Joan of Arc was a military leader and French heroine who led her country's troops to victory in many key battles against the occupying English forces, paving the way for the coronation of King Charles VII, and setting the stage for later victory in the Hundred Years' War.


Biographical fast facts

Full or original name at birth: Jeanne d'Arc

Date and place of birth: January 6, 1412, Domremy, Lorraine, France

Date, place and cause of death: May 30, 1431, shortly after 12 noon, Rouen, France (Burned at the stake)

Family/Relatives
Siblings: Pierre d'Arc (1404-1467), Jean d'Arc, and Jacquemin d'Arc (brothers)
Sister: Catherine d'Arc (b. 1413, Domremy, Lorraine, France)

Parents
Father: Jacques d'Arc (1380-1431)
Mother: Isabelle d'Arc (Romee) (d. December 8, 1458, Orleans, France)

Remains: Joan of Arc was cremated and her ashes were cast into the river Seine.


Biography

Born in Domremy, France, during the Hundred Years' War, Joan of Arc led one of the greatest campaigns for freedom the world has ever known, while still a teenager. She was a unifying figure who rescued France from defeat in one of the darkest periods of their occupation by England. In just over a year, she managed to take the demoralized French troops who had known little else but defeat, and led them through an astonishing series of victories which not only inspired the French troops, but the nation as well.

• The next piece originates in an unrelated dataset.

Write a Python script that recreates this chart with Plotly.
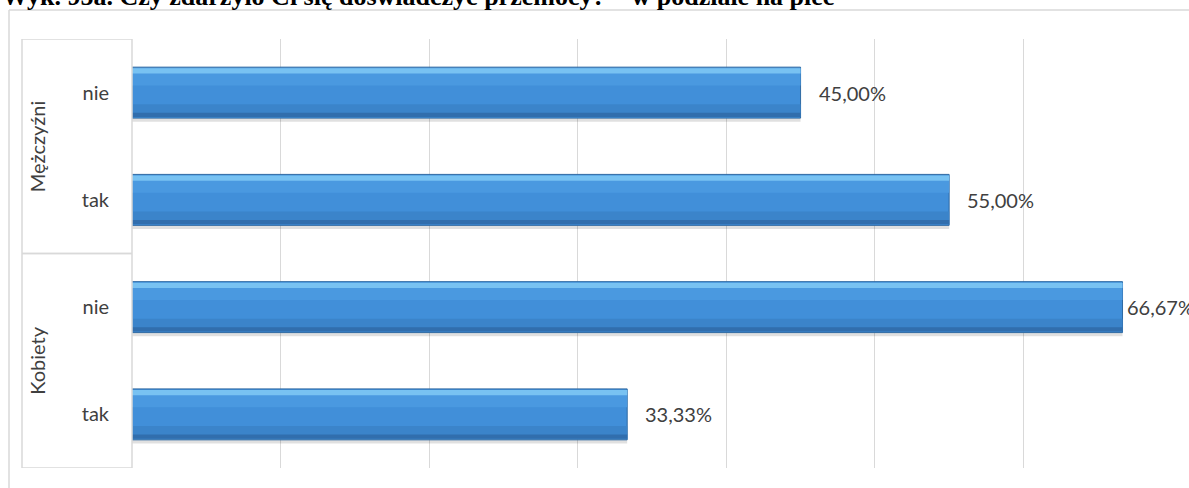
import plotly.graph_objects as go

groups = ["Mężczyźni", "Mężczyźni", "Kobiety", "Kobiety"]
answers = ["nie", "tak", "nie", "tak"]
values = [0.45, 0.55, 0.6667, 0.3333]
labels = ["45,00%", "55,00%", "66,67%", "33,33%"]
title_text = "Wyk. 95a. Czy zdarzyło Ci się doświadczyć przemocy? – w podziale na płeć"

pos = list(range(len(values)))
W = 0.475
font_fam = "Lato, 'Open Sans', sans-serif"
FS = 20
PW, PH = 1040, 429  # plot area size in px

fig = go.Figure()
# shadow
fig.add_trace(go.Bar(x=values, y=pos, orientation="h", width=W, offset=-W/2 + 0.035,
                     marker=dict(color="rgba(0,0,0,0.12)", line=dict(width=0)), hoverinfo="skip"))
# main body
fig.add_trace(go.Bar(x=values, y=pos, orientation="h", width=W, offset=-W/2,
                     marker=dict(color="#418fd9", line=dict(color="#2f6aa3", width=1))))
# upper lighter band
fig.add_trace(go.Bar(x=values, y=pos, orientation="h", width=0.16, offset=-W/2 + 0.01,
                     marker=dict(color="#4a99e0", line=dict(width=0)), hoverinfo="skip"))
# top highlight
fig.add_trace(go.Bar(x=values, y=pos, orientation="h", width=0.05, offset=-W/2 + 0.01,
                     marker=dict(color="#78c2f2", line=dict(width=0)), hoverinfo="skip"))
# lower darker band
fig.add_trace(go.Bar(x=values, y=pos, orientation="h", width=0.12, offset=W/2 - 0.13,
                     marker=dict(color="#3b84ca", line=dict(width=0)), hoverinfo="skip"))
# bottom shade
fig.add_trace(go.Bar(x=values, y=pos, orientation="h", width=0.04, offset=W/2 - 0.05,
                     marker=dict(color="#316ead", line=dict(width=0)), hoverinfo="skip"))

for p, v, t in zip(pos, values, labels):
    shift = 2 if v > 0.6 else 16
    fig.add_annotation(x=v, y=p, text=t, showarrow=False, xanchor="left", xshift=shift,
                       font=dict(family=font_fam, size=FS, color="#404040"))

# group labels and hierarchical boxes
grp_names = []
for g in groups:
    if g not in grp_names:
        grp_names.append(g)
lx0 = -110 / PW
for g in grp_names:
    idx = [i for i, gg in enumerate(groups) if gg == g]
    fig.add_annotation(x=-95 / PW, xref="paper", y=sum(idx) / len(idx), yref="y", text=g,
                       textangle=-90, showarrow=False, xanchor="center", yanchor="middle",
                       font=dict(family=font_fam, size=FS, color="#404040"))
    for yy in (min(idx) - 0.5, max(idx) + 0.5):
        fig.add_shape(type="line", xref="paper", yref="y", x0=lx0, x1=0, y0=yy, y1=yy,
                      line=dict(color="#d9d9d9", width=1.5))
fig.add_shape(type="line", xref="paper", yref="y", x0=lx0, x1=lx0, y0=-0.5, y1=len(values) - 0.5,
              line=dict(color="#d9d9d9", width=1.5))
fig.add_shape(type="line", xref="paper", yref="y", x0=0, x1=0, y0=-0.5, y1=len(values) - 0.5,
              line=dict(color="#d9d9d9", width=1.5))
# outer frame
fig.add_shape(type="line", xref="paper", yref="paper", x0=-123 / PW, x1=1.2, y0=458 / PH, y1=458 / PH,
              line=dict(color="#d9d9d9", width=1.5))
fig.add_shape(type="line", xref="paper", yref="paper", x0=-123 / PW, x1=-123 / PW, y0=-0.1, y1=458 / PH,
              line=dict(color="#d9d9d9", width=1.5))

# title (partially cut at the top, as in the reference)
fig.add_annotation(text="<b>" + title_text + "</b>", xref="paper", yref="paper",
                   x=-132 / PW, y=1 + 42 / PH, xanchor="left", yanchor="middle", showarrow=False,
                   font=dict(family="Liberation Serif, Times New Roman, serif", size=26, color="black"))

fig.update_layout(
    width=1189, height=488,
    margin=dict(l=132, r=17, t=39, b=20),
    barmode="overlay", showlegend=False,
    paper_bgcolor="white", plot_bgcolor="white",
    xaxis=dict(range=[0, 0.7], dtick=0.1, tick0=0, showticklabels=False, showgrid=True,
               gridcolor="#d9d9d9", gridwidth=1, zeroline=False, showline=False),
    yaxis=dict(range=[len(values) - 0.5, -0.5], tickvals=pos, ticktext=answers, showgrid=False,
               zeroline=False, showline=False, ticks="", ticklabelstandoff=22,
               tickfont=dict(family=font_fam, size=FS, color="#404040")),
)

fig.write_html("out.html", config={"displayModeBar": False},
               post_script="document.body.style.margin='0';")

Joan reported that she began hearing voices at age 12 or 13, while in her family's garden. She later attributed the voices to Saint Michael, Saint Catherine, and Saint Margaret. At the time, England, in alliance with Burgundy, controlled much of France. As English occupying forces began seizing control of the remainder of the country against an increasingly ineffective French army, her voices began telling her to drive out the English and bring the Dauphin Charles to Reims to be crowned King of France.

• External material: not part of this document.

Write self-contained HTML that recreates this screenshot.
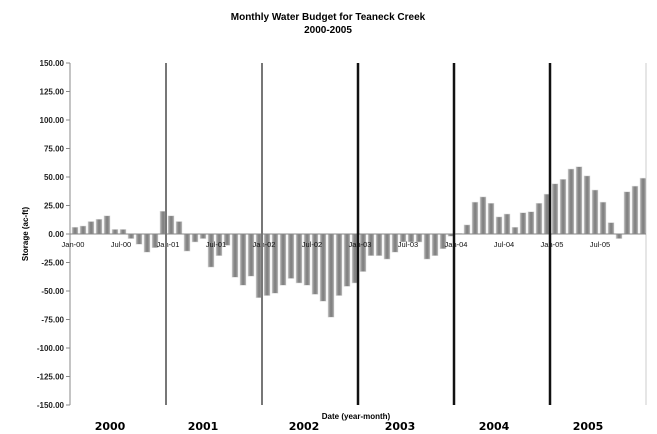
<!DOCTYPE html>
<html><head><meta charset="utf-8"><style>
html,body{margin:0;padding:0;background:#fff;}
svg{display:block;font-family:"Liberation Sans","DejaVu Sans",sans-serif;}
</style></head><body>
<svg width="657" height="434" viewBox="0 0 657 434" xmlns="http://www.w3.org/2000/svg">
<defs>
<linearGradient id="g" x1="0" y1="0" x2="1" y2="0">
<stop offset="0" stop-color="#b4b4b4"/><stop offset="0.5" stop-color="#7c7c7c"/><stop offset="1" stop-color="#a4a4a4"/>
</linearGradient>
</defs>
<text x="328" y="20" text-anchor="middle" font-size="10" font-weight="bold">Monthly Water Budget for Teaneck Creek</text>
<text x="328" y="33" text-anchor="middle" font-size="10" font-weight="bold">2000-2005</text>
<g font-size="8" font-weight="bold" text-anchor="end" fill="#222">
<text x="64" y="66">150.00</text><text x="64" y="94.5">125.00</text><text x="64" y="123">100.00</text>
<text x="64" y="151.5">75.00</text><text x="64" y="180">50.00</text><text x="64" y="208.5">25.00</text>
<text x="64" y="237">0.00</text><text x="64" y="265.5">-25.00</text><text x="64" y="294">-50.00</text>
<text x="64" y="322.5">-75.00</text><text x="64" y="351">-100.00</text><text x="64" y="379.5">-125.00</text>
<text x="64" y="408">-150.00</text>
</g>
<text transform="translate(28,234) rotate(-90)" text-anchor="middle" font-size="8" font-weight="bold">Storage (ac-ft)</text>
<g stroke="#888" stroke-width="1">
<line x1="70" y1="63" x2="70" y2="405"/>
<line x1="66" y1="63" x2="70" y2="63"/><line x1="66" y1="91.5" x2="70" y2="91.5"/><line x1="66" y1="120" x2="70" y2="120"/>
<line x1="66" y1="148.5" x2="70" y2="148.5"/><line x1="66" y1="177" x2="70" y2="177"/><line x1="66" y1="205.5" x2="70" y2="205.5"/>
<line x1="66" y1="234" x2="70" y2="234"/><line x1="66" y1="262.5" x2="70" y2="262.5"/><line x1="66" y1="291" x2="70" y2="291"/>
<line x1="66" y1="319.5" x2="70" y2="319.5"/><line x1="66" y1="348" x2="70" y2="348"/><line x1="66" y1="376.5" x2="70" y2="376.5"/>
<line x1="66" y1="405" x2="70" y2="405"/>
<line x1="646" y1="63" x2="646" y2="405" stroke="#ccc"/>
</g>
<g fill="url(#g)" stroke="#ddd" stroke-width="0.5">
<rect x="72" y="227.2" width="6" height="6.8"/><rect x="80" y="226" width="6" height="8"/><rect x="88" y="221.5" width="6" height="12.5"/><rect x="96" y="219.2" width="6" height="14.8"/><rect x="104" y="215.8" width="6" height="18.2"/><rect x="112" y="229.4" width="6" height="4.6"/><rect x="120" y="229.4" width="6" height="4.6"/><rect x="128" y="234" width="6" height="4.6"/><rect x="136" y="234" width="6" height="10.3"/><rect x="144" y="234" width="6" height="18.2"/><rect x="152" y="234" width="6" height="13.7"/><rect x="160" y="211.2" width="6" height="22.8"/>
<rect x="168" y="215.8" width="6" height="18.2"/><rect x="176" y="221.5" width="6" height="12.5"/><rect x="184" y="234" width="6" height="17.1"/><rect x="192" y="234" width="6" height="8"/><rect x="200" y="234" width="6" height="4.6"/><rect x="208" y="234" width="6" height="33.1"/><rect x="216" y="234" width="6" height="21.7"/><rect x="224" y="234" width="6" height="11.4"/><rect x="232" y="234" width="6" height="43.3"/><rect x="240" y="234" width="6" height="51.3"/><rect x="248" y="234" width="6" height="42.2"/><rect x="256" y="234" width="6" height="63.8"/>
<rect x="264" y="234" width="6" height="61.6"/><rect x="272" y="234" width="6" height="59.3"/><rect x="280" y="234" width="6" height="51.3"/><rect x="288" y="234" width="6" height="44.5"/><rect x="296" y="234" width="6" height="49"/><rect x="304" y="234" width="6" height="51.3"/><rect x="312" y="234" width="6" height="60.4"/><rect x="320" y="234" width="6" height="67.3"/><rect x="328" y="234" width="6" height="83.2"/><rect x="336" y="234" width="6" height="61.6"/><rect x="344" y="234" width="6" height="52.4"/><rect x="352" y="234" width="6" height="49"/>
<rect x="360" y="234" width="6" height="37.6"/><rect x="368" y="234" width="6" height="21.7"/><rect x="376" y="234" width="6" height="21.7"/><rect x="384" y="234" width="6" height="25.1"/><rect x="392" y="234" width="6" height="18.2"/><rect x="400" y="234" width="6" height="8"/><rect x="408" y="234" width="6" height="8"/><rect x="416" y="234" width="6" height="8"/><rect x="424" y="234" width="6" height="25.1"/><rect x="432" y="234" width="6" height="21.7"/><rect x="440" y="234" width="6" height="14.8"/><rect x="448" y="234" width="6" height="2.3"/>
<rect x="456" y="233.4" width="6" height="0.6"/><rect x="464" y="224.9" width="6" height="9.1"/><rect x="472" y="202.1" width="6" height="31.9"/><rect x="480" y="196.9" width="6" height="37.1"/><rect x="488" y="203.2" width="6" height="30.8"/><rect x="496" y="216.9" width="6" height="17.1"/><rect x="504" y="214" width="6" height="20"/><rect x="512" y="227.2" width="6" height="6.8"/><rect x="520" y="212.7" width="6" height="21.3"/><rect x="528" y="211.7" width="6" height="22.3"/><rect x="536" y="203.2" width="6" height="30.8"/><rect x="544" y="194.1" width="6" height="39.9"/>
<rect x="552" y="183.8" width="6" height="50.2"/><rect x="560" y="179.3" width="6" height="54.7"/><rect x="568" y="169" width="6" height="65"/><rect x="576" y="166.7" width="6" height="67.3"/><rect x="584" y="175.9" width="6" height="58.1"/><rect x="592" y="190" width="6" height="44"/><rect x="600" y="202.1" width="6" height="31.9"/><rect x="608" y="222.6" width="6" height="11.4"/><rect x="616" y="234" width="6" height="4.6"/><rect x="624" y="191.8" width="6" height="42.2"/><rect x="632" y="186.1" width="6" height="47.9"/><rect x="640" y="178.1" width="6" height="55.9"/>
</g>
<line x1="70" y1="234" x2="646" y2="234" stroke="#888" stroke-width="1"/>
<g font-size="7.5" text-anchor="middle" fill="#111">
<text x="73" y="247">Jan-00</text><text x="121" y="247">Jul-00</text><text x="168" y="247">Jan-01</text><text x="216" y="247">Jul-01</text>
<text x="264" y="247">Jan-02</text><text x="312" y="247">Jul-02</text><text x="360" y="247">Jan-03</text><text x="408" y="247">Jul-03</text>
<text x="456" y="247">Jan-04</text><text x="504" y="247">Jul-04</text><text x="552" y="247">Jan-05</text><text x="600" y="247">Jul-05</text>
</g>
<line x1="166" y1="63" x2="166" y2="405" stroke="#777" stroke-width="2"/>
<line x1="262" y1="63" x2="262" y2="405" stroke="#777" stroke-width="2"/>
<line x1="358" y1="63" x2="358" y2="405" stroke="#111" stroke-width="2.5"/>
<line x1="454" y1="63" x2="454" y2="405" stroke="#111" stroke-width="2.5"/>
<line x1="550" y1="63" x2="550" y2="405" stroke="#111" stroke-width="2.5"/>
<text x="356" y="419" text-anchor="middle" font-size="8" font-weight="bold">Date (year-month)</text>
<g font-size="11" font-weight="bold" text-anchor="middle" font-family="DejaVu Sans, sans-serif">
<text x="110" y="430">2000</text><text x="203" y="430">2001</text><text x="304" y="430">2002</text>
<text x="400" y="430">2003</text><text x="494" y="430">2004</text><text x="588" y="430">2005</text>
</g>
</svg>
</body></html>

She took charge of French forces and after leading them to implausible victories in battle after battle, even some of her doubters began to question whether her "voices" might actually be from God. Following her momentous victory at Orleans, she became known as the "Maid of Orleans."

Just as her voices had instructed, she saw that Dauphin Charles made it to Reims, and she stood beside him at his coronation. As word of her achievements against the English occupying forces spread, there was talk that a "saint" was leading the French to victory with the help of God.

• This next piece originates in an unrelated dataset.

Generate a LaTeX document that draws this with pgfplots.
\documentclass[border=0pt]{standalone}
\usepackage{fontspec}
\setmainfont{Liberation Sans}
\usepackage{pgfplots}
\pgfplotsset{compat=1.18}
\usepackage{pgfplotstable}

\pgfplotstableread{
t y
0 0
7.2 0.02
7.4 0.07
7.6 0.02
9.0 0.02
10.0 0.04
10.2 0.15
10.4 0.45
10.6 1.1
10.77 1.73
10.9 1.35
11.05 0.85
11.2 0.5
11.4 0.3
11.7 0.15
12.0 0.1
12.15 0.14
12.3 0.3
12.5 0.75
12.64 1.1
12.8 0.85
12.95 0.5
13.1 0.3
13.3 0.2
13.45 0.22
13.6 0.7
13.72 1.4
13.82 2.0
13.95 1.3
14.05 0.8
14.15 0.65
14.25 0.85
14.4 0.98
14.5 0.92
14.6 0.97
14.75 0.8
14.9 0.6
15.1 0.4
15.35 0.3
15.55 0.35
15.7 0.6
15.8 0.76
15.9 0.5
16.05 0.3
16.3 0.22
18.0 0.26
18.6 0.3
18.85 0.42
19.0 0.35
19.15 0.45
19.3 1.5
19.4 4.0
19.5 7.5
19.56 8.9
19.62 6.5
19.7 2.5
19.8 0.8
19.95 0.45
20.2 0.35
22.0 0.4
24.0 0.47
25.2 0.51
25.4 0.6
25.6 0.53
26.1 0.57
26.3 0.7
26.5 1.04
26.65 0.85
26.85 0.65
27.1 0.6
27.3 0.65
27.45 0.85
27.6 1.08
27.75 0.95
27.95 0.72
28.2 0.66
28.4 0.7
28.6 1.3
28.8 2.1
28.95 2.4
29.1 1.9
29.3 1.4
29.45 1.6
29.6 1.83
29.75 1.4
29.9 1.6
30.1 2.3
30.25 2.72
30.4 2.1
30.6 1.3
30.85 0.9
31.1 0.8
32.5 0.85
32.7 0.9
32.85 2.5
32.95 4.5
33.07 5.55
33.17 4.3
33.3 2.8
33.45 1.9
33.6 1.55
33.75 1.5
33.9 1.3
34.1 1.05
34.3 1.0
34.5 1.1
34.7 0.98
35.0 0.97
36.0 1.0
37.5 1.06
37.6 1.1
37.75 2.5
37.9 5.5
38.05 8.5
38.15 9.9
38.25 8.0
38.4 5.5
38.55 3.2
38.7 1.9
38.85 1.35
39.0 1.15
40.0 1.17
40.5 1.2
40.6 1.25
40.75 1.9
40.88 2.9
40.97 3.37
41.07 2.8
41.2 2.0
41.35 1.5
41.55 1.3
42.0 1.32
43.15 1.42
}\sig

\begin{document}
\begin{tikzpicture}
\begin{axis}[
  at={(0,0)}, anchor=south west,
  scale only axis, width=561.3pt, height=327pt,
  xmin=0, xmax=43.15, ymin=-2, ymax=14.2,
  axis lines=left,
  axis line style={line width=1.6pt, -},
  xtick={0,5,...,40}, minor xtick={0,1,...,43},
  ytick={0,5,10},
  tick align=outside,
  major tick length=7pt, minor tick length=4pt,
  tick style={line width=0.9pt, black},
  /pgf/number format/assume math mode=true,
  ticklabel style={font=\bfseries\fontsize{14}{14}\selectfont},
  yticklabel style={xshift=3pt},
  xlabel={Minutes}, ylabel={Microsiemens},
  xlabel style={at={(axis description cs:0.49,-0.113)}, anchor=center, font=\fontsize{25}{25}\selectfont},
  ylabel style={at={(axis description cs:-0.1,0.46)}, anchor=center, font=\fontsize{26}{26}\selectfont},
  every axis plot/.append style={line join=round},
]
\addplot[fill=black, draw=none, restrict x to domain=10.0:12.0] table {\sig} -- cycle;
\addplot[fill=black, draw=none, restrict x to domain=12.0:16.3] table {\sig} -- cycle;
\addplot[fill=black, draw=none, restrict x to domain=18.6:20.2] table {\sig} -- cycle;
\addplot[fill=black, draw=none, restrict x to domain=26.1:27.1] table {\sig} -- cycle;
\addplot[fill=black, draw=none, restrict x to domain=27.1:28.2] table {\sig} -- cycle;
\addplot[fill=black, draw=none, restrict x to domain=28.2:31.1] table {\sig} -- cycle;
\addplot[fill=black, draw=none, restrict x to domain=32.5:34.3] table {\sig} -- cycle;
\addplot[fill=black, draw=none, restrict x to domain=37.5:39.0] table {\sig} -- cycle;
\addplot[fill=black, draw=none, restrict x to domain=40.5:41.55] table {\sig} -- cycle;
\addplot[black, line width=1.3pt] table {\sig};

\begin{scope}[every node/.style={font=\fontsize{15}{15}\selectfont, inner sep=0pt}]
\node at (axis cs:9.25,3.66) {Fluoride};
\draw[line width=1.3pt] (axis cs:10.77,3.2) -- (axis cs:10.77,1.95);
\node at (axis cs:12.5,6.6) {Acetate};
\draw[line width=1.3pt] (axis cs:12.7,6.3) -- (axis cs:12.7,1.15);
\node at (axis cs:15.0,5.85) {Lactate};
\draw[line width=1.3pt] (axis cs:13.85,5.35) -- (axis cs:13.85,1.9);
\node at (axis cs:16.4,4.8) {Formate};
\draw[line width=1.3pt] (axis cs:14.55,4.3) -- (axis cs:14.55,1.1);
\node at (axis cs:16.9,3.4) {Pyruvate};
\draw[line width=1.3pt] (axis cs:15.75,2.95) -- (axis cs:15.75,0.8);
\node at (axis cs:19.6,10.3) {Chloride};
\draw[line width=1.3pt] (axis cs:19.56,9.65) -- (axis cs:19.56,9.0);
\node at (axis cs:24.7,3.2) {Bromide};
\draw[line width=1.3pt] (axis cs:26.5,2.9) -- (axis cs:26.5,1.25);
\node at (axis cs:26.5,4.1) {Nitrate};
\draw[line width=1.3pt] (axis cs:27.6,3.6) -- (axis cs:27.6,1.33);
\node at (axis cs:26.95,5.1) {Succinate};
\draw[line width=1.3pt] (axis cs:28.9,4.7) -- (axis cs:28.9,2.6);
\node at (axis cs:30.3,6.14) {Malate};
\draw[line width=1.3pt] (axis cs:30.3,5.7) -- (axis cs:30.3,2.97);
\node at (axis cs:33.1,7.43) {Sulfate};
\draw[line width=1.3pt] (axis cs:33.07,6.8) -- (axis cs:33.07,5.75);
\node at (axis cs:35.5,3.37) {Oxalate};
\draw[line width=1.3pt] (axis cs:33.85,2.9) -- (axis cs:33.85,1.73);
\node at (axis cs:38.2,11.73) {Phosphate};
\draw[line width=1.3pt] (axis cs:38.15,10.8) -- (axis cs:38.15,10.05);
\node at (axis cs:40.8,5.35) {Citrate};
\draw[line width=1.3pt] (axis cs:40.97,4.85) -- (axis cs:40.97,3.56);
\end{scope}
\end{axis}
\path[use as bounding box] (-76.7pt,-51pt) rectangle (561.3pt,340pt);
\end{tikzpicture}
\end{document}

In 1430, the Maid of Orleans was captured and sentenced to death. Those involved with the "trial" later admitted that the motive for the proceedings was revenge, not any real belief that Joan was a heretic, as was charged. May 30th, 1431, shortly after 12 noon, Joan of Arc was burned at the stake in Rouen, France.

Her death only served to unify the French people as a nation, and reinvigorated their desire to rid themselves of English rule, once and for all. It would take a little more than two decades following her death to reclaim the country, but in 1453, France was finally free of foreign rule.

Joan of Arc was later vindicated and officially canonized as a saint by the Roman Catholic Church in 1920.

Over the years, Joan of Arc's struggle to free her people from English rule has been told numerous times in films with widely varying degrees of accuracy. Some of the very earliest silent films ever produced were themed around Joan of Arc, and the French campaign for freedom. The subject has remained a popular one with filmmakers for over a century. A few of the motion pictures include Cecil B. DeMille's
Joan the Woman (1916), Joan of Arc directed by Victor Fleming and starring Ingrid Bergman and Jose Ferrer (1948), Otto Preminger's Saint Joan, starred Jean Seberg and Richard Widmark, and was scripted by Graham Greene adapting George Bernard Shaw's play (1957). More recently, Leelee Sobieski portrayed Joan in Joan of Arc, a 1999 TV-movie.